Psychologically, this can show as a fragile or inconsistent relationship to self-esteem. The person may work hard to create security, yet still feel unsettled beneath the surface, as if something essential could be taken away or as if they must earn the right to have enough. There can be an old sensitivity around not feeling valued, not being adequately provided for, or having one’s natural worth overlooked. As a result, money, possessions, work, or practical competence may carry more emotional charge than they appear to on the surface. What looks like concern about finances may also be concern about dignity, survival, and the fear of being exposed as not enough.

One common expression is overcompensation: becoming highly self-reliant, careful, resourceful or skilled in order to manage an underlying insecurity. Another is the opposite pattern: difficulty claiming one’s value, setting fair prices, receiving support, or trusting one’s own talents enough to build stability around them. The person may alternate between grasping for security and distancing from it, especially if early experiences linked dependence, need or embodiment with pain.

The strength of this aspect lies in the potential to develop a deeply conscious relationship with worth. Over time, it can produce unusual sensitivity to the emotional meaning of money, work and possession, along with compassion for others whose confidence or material stability has been wounded. These individuals often learn that true security cannot rest only on external accumulation; it must gradually include an internal sense of legitimacy and grounded self-possession.

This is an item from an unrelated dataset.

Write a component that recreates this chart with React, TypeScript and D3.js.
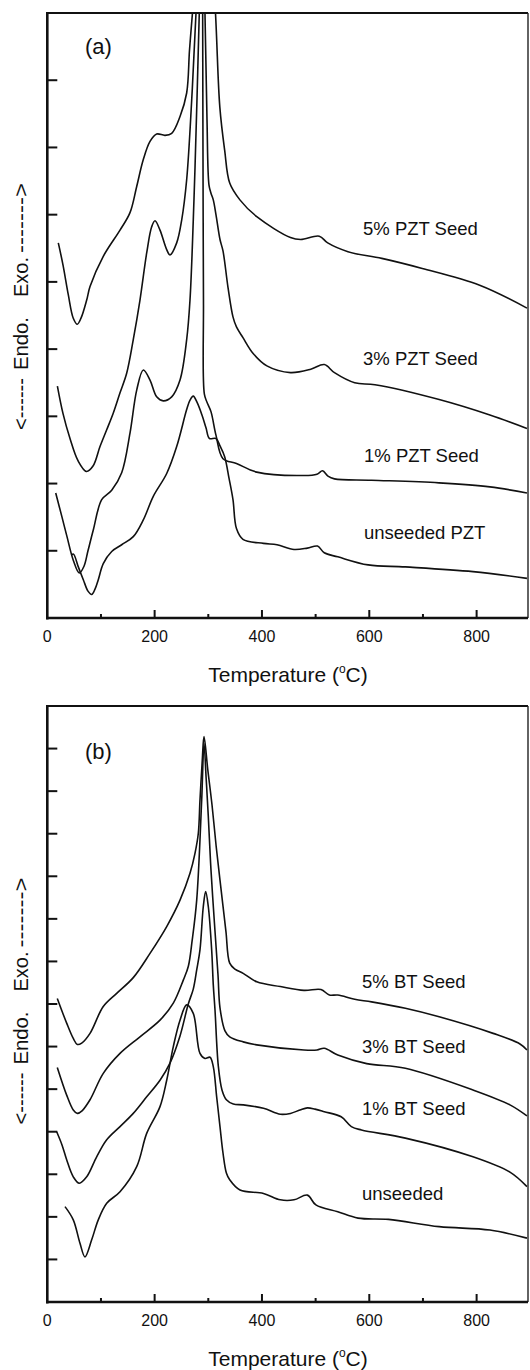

In lived experience, this aspect may appear through recurring friction around earnings, personal values, ownership, the body, or the ability to feel settled in practical life. Situations involving pay, fairness, support, dependency, debt, or recognition of one’s abilities may repeatedly activate old pain. Yet those same experiences can become the ground of healing. As the person learns to separate present reality from older wounds, they become more able to build a stable life that reflects genuine self-worth rather than compensation for hidden hurt.